--- begin ---
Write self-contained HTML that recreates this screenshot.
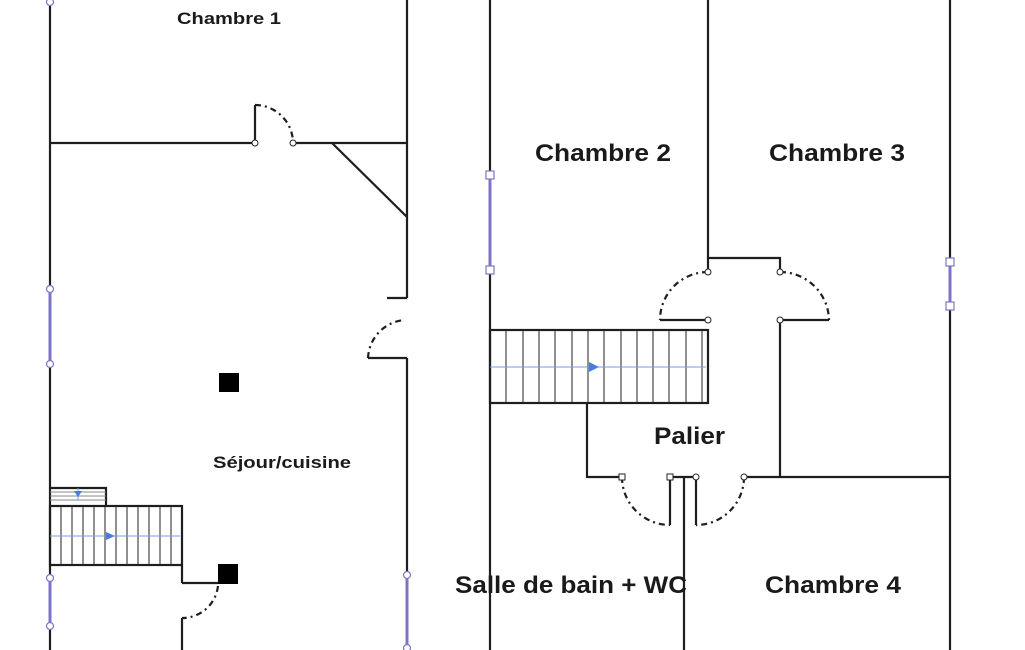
<!DOCTYPE html>
<html><head><meta charset="utf-8"><style>
html,body{margin:0;padding:0;background:#fff;}
svg{display:block;}
text{font-family:"Liberation Sans",sans-serif;font-weight:bold;fill:#1a1a1a;}
</style></head><body>
<svg width="1025" height="650" viewBox="0 0 1025 650" xmlns="http://www.w3.org/2000/svg">
<g stroke="#1e1e1e" stroke-width="2.2" fill="none">
<line x1="50" y1="0" x2="50" y2="650"/>
<line x1="407" y1="0" x2="407" y2="298"/>
<line x1="387" y1="298" x2="407" y2="298"/>
<line x1="407" y1="358" x2="407" y2="650"/>
<line x1="368" y1="358" x2="407" y2="358"/>
<path d="M368 358 A40 40 0 0 1 404 320" stroke-dasharray="6 4 2 4"/>
<line x1="50" y1="143" x2="255" y2="143"/>
<line x1="293" y1="143" x2="407" y2="143"/>
<line x1="255" y1="143" x2="255" y2="105"/>
<path d="M255 105 A38 38 0 0 1 293 143" stroke-dasharray="6 4 2 4"/>
<line x1="332" y1="143" x2="407" y2="217"/>
<rect x="50" y="506" width="132" height="59"/>
<polyline points="50,488 106,488 106,506"/>
<line x1="182" y1="565" x2="182" y2="583"/>
<line x1="182" y1="583" x2="218" y2="583"/>
<path d="M218 586 A36 36 0 0 1 182 618" stroke-dasharray="6 4 2 4"/>
<line x1="182" y1="618" x2="182" y2="650"/>
<line x1="490" y1="0" x2="490" y2="650"/>
<line x1="950" y1="0" x2="950" y2="650"/>
<polyline points="708,0 708,258 780,258 780,272"/>
<line x1="708" y1="258" x2="708" y2="272"/>
<line x1="660" y1="320" x2="708" y2="320"/>
<path d="M708 272 A48 48 0 0 0 660 320" stroke-dasharray="6 4 2 4"/>
<line x1="780" y1="320" x2="829" y2="320"/>
<path d="M780 272 A49 49 0 0 1 829 320" stroke-dasharray="6 4 2 4"/>
<line x1="780" y1="320" x2="780" y2="477"/>
<line x1="780" y1="477" x2="950" y2="477"/>
<line x1="744" y1="477" x2="780" y2="477"/>
<rect x="490" y="330" width="218" height="73"/>
<polyline points="587,403 587,477 622,477"/>
<line x1="670" y1="477" x2="696" y2="477"/>
<line x1="670" y1="477" x2="670" y2="525"/>
<line x1="696" y1="477" x2="696" y2="525"/>
<line x1="684" y1="477" x2="684" y2="650"/>
<path d="M622 477 A48 48 0 0 0 670 525" stroke-dasharray="6 4 2 4"/>
<path d="M744 477 A48 48 0 0 1 696 525" stroke-dasharray="6 4 2 4"/>
</g>
<g stroke="#222" stroke-width="1">
<line x1="61" y1="506" x2="61" y2="565"/><line x1="72" y1="506" x2="72" y2="565"/><line x1="83" y1="506" x2="83" y2="565"/><line x1="94" y1="506" x2="94" y2="565"/><line x1="105" y1="506" x2="105" y2="565"/><line x1="116" y1="506" x2="116" y2="565"/><line x1="127" y1="506" x2="127" y2="565"/><line x1="138" y1="506" x2="138" y2="565"/><line x1="149" y1="506" x2="149" y2="565"/><line x1="160" y1="506" x2="160" y2="565"/><line x1="171" y1="506" x2="171" y2="565"/>
<line x1="50" y1="492" x2="106" y2="492" stroke="#888"/><line x1="50" y1="496" x2="106" y2="496" stroke="#888"/><line x1="50" y1="500" x2="106" y2="500" stroke="#888"/>
<line x1="506" y1="330" x2="506" y2="403"/><line x1="523" y1="330" x2="523" y2="403"/><line x1="539" y1="330" x2="539" y2="403"/><line x1="555" y1="330" x2="555" y2="403"/><line x1="572" y1="330" x2="572" y2="403"/><line x1="588" y1="330" x2="588" y2="403"/><line x1="604" y1="330" x2="604" y2="403"/><line x1="621" y1="330" x2="621" y2="403"/><line x1="637" y1="330" x2="637" y2="403"/><line x1="653" y1="330" x2="653" y2="403"/><line x1="669" y1="330" x2="669" y2="403"/><line x1="686" y1="330" x2="686" y2="403"/><line x1="702" y1="330" x2="702" y2="403"/>
</g>
<g stroke="#7a9be8" stroke-width="1">
<line x1="50" y1="536" x2="180" y2="536"/>
<line x1="490" y1="367" x2="706" y2="367"/>
<line x1="78" y1="488" x2="78" y2="500"/>
</g>
<g fill="#4a7be0">
<polygon points="106,532 115,536 106,540"/>
<polygon points="589,362 599,367 589,372"/>
<polygon points="74,491 82,491 78,497"/>
</g>
<rect x="219" y="373" width="20" height="19" fill="#000"/>
<rect x="218" y="564" width="20" height="20" fill="#000"/>
<g stroke="#7b74c8" stroke-width="3">
<line x1="50" y1="289" x2="50" y2="364"/>
<line x1="50" y1="578" x2="50" y2="626"/>
<line x1="407" y1="575" x2="407" y2="650"/>
<line x1="490" y1="175" x2="490" y2="270"/>
<line x1="950" y1="262" x2="950" y2="306"/>
</g>
<g fill="#fff" stroke="#7b74c8" stroke-width="1.2">
<circle cx="50" cy="2" r="3.5"/>
<circle cx="50" cy="289" r="3.5"/><circle cx="50" cy="364" r="3.5"/>
<circle cx="50" cy="578" r="3.5"/><circle cx="50" cy="626" r="3.5"/>
<circle cx="407" cy="575" r="3.5"/><circle cx="407" cy="648" r="3.5"/>
<rect x="486" y="171" width="8" height="8"/><rect x="486" y="266" width="8" height="8"/>
<rect x="946" y="258" width="8" height="8"/><rect x="946" y="302" width="8" height="8"/>
</g>
<g fill="#fff" stroke="#222" stroke-width="1">
<circle cx="255" cy="143" r="3"/><circle cx="293" cy="143" r="3"/>
<circle cx="708" cy="272" r="3"/><circle cx="708" cy="320" r="3"/>
<circle cx="780" cy="272" r="3"/><circle cx="780" cy="320" r="3"/>
<rect x="619" y="474" width="6" height="6"/><rect x="667" y="474" width="6" height="6"/>
<circle cx="696" cy="477" r="3"/><circle cx="744" cy="477" r="3"/>
</g>
<text x="177" y="24" font-size="17" textLength="104" lengthAdjust="spacingAndGlyphs">Chambre 1</text>
<text x="213" y="468" font-size="17" textLength="138" lengthAdjust="spacingAndGlyphs">Séjour/cuisine</text>
<text x="535" y="161" font-size="24" textLength="136" lengthAdjust="spacingAndGlyphs">Chambre 2</text>
<text x="769" y="161" font-size="24" textLength="136" lengthAdjust="spacingAndGlyphs">Chambre 3</text>
<text x="654" y="444" font-size="24" textLength="71" lengthAdjust="spacingAndGlyphs">Palier</text>
<text x="455" y="593" font-size="24" textLength="232" lengthAdjust="spacingAndGlyphs">Salle de bain + WC</text>
<text x="765" y="593" font-size="24" textLength="136" lengthAdjust="spacingAndGlyphs">Chambre 4</text>
</svg>
</body></html>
--- end ---
Copy the listing word for word, excluding its pictures.

> _Result_
Write self-contained HTML that recreates this screenshot.
<!DOCTYPE html>
<html><head><meta charset="utf-8"><style>
html,body{margin:0;padding:0;background:#fff;}
svg{display:block;}
text{font-family:"Liberation Sans",sans-serif;font-weight:bold;fill:#1a1a1a;}
</style></head><body>
<svg width="1025" height="650" viewBox="0 0 1025 650" xmlns="http://www.w3.org/2000/svg">
<g stroke="#1e1e1e" stroke-width="2.2" fill="none">
<line x1="50" y1="0" x2="50" y2="650"/>
<line x1="407" y1="0" x2="407" y2="298"/>
<line x1="387" y1="298" x2="407" y2="298"/>
<line x1="407" y1="358" x2="407" y2="650"/>
<line x1="368" y1="358" x2="407" y2="358"/>
<path d="M368 358 A40 40 0 0 1 404 320" stroke-dasharray="6 4 2 4"/>
<line x1="50" y1="143" x2="255" y2="143"/>
<line x1="293" y1="143" x2="407" y2="143"/>
<line x1="255" y1="143" x2="255" y2="105"/>
<path d="M255 105 A38 38 0 0 1 293 143" stroke-dasharray="6 4 2 4"/>
<line x1="332" y1="143" x2="407" y2="217"/>
<rect x="50" y="506" width="132" height="59"/>
<polyline points="50,488 106,488 106,506"/>
<line x1="182" y1="565" x2="182" y2="583"/>
<line x1="182" y1="583" x2="218" y2="583"/>
<path d="M218 586 A36 36 0 0 1 182 618" stroke-dasharray="6 4 2 4"/>
<line x1="182" y1="618" x2="182" y2="650"/>
<line x1="490" y1="0" x2="490" y2="650"/>
<line x1="950" y1="0" x2="950" y2="650"/>
<polyline points="708,0 708,258 780,258 780,272"/>
<line x1="708" y1="258" x2="708" y2="272"/>
<line x1="660" y1="320" x2="708" y2="320"/>
<path d="M708 272 A48 48 0 0 0 660 320" stroke-dasharray="6 4 2 4"/>
<line x1="780" y1="320" x2="829" y2="320"/>
<path d="M780 272 A49 49 0 0 1 829 320" stroke-dasharray="6 4 2 4"/>
<line x1="780" y1="320" x2="780" y2="477"/>
<line x1="780" y1="477" x2="950" y2="477"/>
<line x1="744" y1="477" x2="780" y2="477"/>
<rect x="490" y="330" width="218" height="73"/>
<polyline points="587,403 587,477 622,477"/>
<line x1="670" y1="477" x2="696" y2="477"/>
<line x1="670" y1="477" x2="670" y2="525"/>
<line x1="696" y1="477" x2="696" y2="525"/>
<line x1="684" y1="477" x2="684" y2="650"/>
<path d="M622 477 A48 48 0 0 0 670 525" stroke-dasharray="6 4 2 4"/>
<path d="M744 477 A48 48 0 0 1 696 525" stroke-dasharray="6 4 2 4"/>
</g>
<g stroke="#222" stroke-width="1">
<line x1="61" y1="506" x2="61" y2="565"/><line x1="72" y1="506" x2="72" y2="565"/><line x1="83" y1="506" x2="83" y2="565"/><line x1="94" y1="506" x2="94" y2="565"/><line x1="105" y1="506" x2="105" y2="565"/><line x1="116" y1="506" x2="116" y2="565"/><line x1="127" y1="506" x2="127" y2="565"/><line x1="138" y1="506" x2="138" y2="565"/><line x1="149" y1="506" x2="149" y2="565"/><line x1="160" y1="506" x2="160" y2="565"/><line x1="171" y1="506" x2="171" y2="565"/>
<line x1="50" y1="492" x2="106" y2="492" stroke="#888"/><line x1="50" y1="496" x2="106" y2="496" stroke="#888"/><line x1="50" y1="500" x2="106" y2="500" stroke="#888"/>
<line x1="506" y1="330" x2="506" y2="403"/><line x1="523" y1="330" x2="523" y2="403"/><line x1="539" y1="330" x2="539" y2="403"/><line x1="555" y1="330" x2="555" y2="403"/><line x1="572" y1="330" x2="572" y2="403"/><line x1="588" y1="330" x2="588" y2="403"/><line x1="604" y1="330" x2="604" y2="403"/><line x1="621" y1="330" x2="621" y2="403"/><line x1="637" y1="330" x2="637" y2="403"/><line x1="653" y1="330" x2="653" y2="403"/><line x1="669" y1="330" x2="669" y2="403"/><line x1="686" y1="330" x2="686" y2="403"/><line x1="702" y1="330" x2="702" y2="403"/>
</g>
<g stroke="#7a9be8" stroke-width="1">
<line x1="50" y1="536" x2="180" y2="536"/>
<line x1="490" y1="367" x2="706" y2="367"/>
<line x1="78" y1="488" x2="78" y2="500"/>
</g>
<g fill="#4a7be0">
<polygon points="106,532 115,536 106,540"/>
<polygon points="589,362 599,367 589,372"/>
<polygon points="74,491 82,491 78,497"/>
</g>
<rect x="219" y="373" width="20" height="19" fill="#000"/>
<rect x="218" y="564" width="20" height="20" fill="#000"/>
<g stroke="#7b74c8" stroke-width="3">
<line x1="50" y1="289" x2="50" y2="364"/>
<line x1="50" y1="578" x2="50" y2="626"/>
<line x1="407" y1="575" x2="407" y2="650"/>
<line x1="490" y1="175" x2="490" y2="270"/>
<line x1="950" y1="262" x2="950" y2="306"/>
</g>
<g fill="#fff" stroke="#7b74c8" stroke-width="1.2">
<circle cx="50" cy="2" r="3.5"/>
<circle cx="50" cy="289" r="3.5"/><circle cx="50" cy="364" r="3.5"/>
<circle cx="50" cy="578" r="3.5"/><circle cx="50" cy="626" r="3.5"/>
<circle cx="407" cy="575" r="3.5"/><circle cx="407" cy="648" r="3.5"/>
<rect x="486" y="171" width="8" height="8"/><rect x="486" y="266" width="8" height="8"/>
<rect x="946" y="258" width="8" height="8"/><rect x="946" y="302" width="8" height="8"/>
</g>
<g fill="#fff" stroke="#222" stroke-width="1">
<circle cx="255" cy="143" r="3"/><circle cx="293" cy="143" r="3"/>
<circle cx="708" cy="272" r="3"/><circle cx="708" cy="320" r="3"/>
<circle cx="780" cy="272" r="3"/><circle cx="780" cy="320" r="3"/>
<rect x="619" y="474" width="6" height="6"/><rect x="667" y="474" width="6" height="6"/>
<circle cx="696" cy="477" r="3"/><circle cx="744" cy="477" r="3"/>
</g>
<text x="177" y="24" font-size="17" textLength="104" lengthAdjust="spacingAndGlyphs">Chambre 1</text>
<text x="213" y="468" font-size="17" textLength="138" lengthAdjust="spacingAndGlyphs">Séjour/cuisine</text>
<text x="535" y="161" font-size="24" textLength="136" lengthAdjust="spacingAndGlyphs">Chambre 2</text>
<text x="769" y="161" font-size="24" textLength="136" lengthAdjust="spacingAndGlyphs">Chambre 3</text>
<text x="654" y="444" font-size="24" textLength="71" lengthAdjust="spacingAndGlyphs">Palier</text>
<text x="455" y="593" font-size="24" textLength="232" lengthAdjust="spacingAndGlyphs">Salle de bain + WC</text>
<text x="765" y="593" font-size="24" textLength="136" lengthAdjust="spacingAndGlyphs">Chambre 4</text>
</svg>
</body></html>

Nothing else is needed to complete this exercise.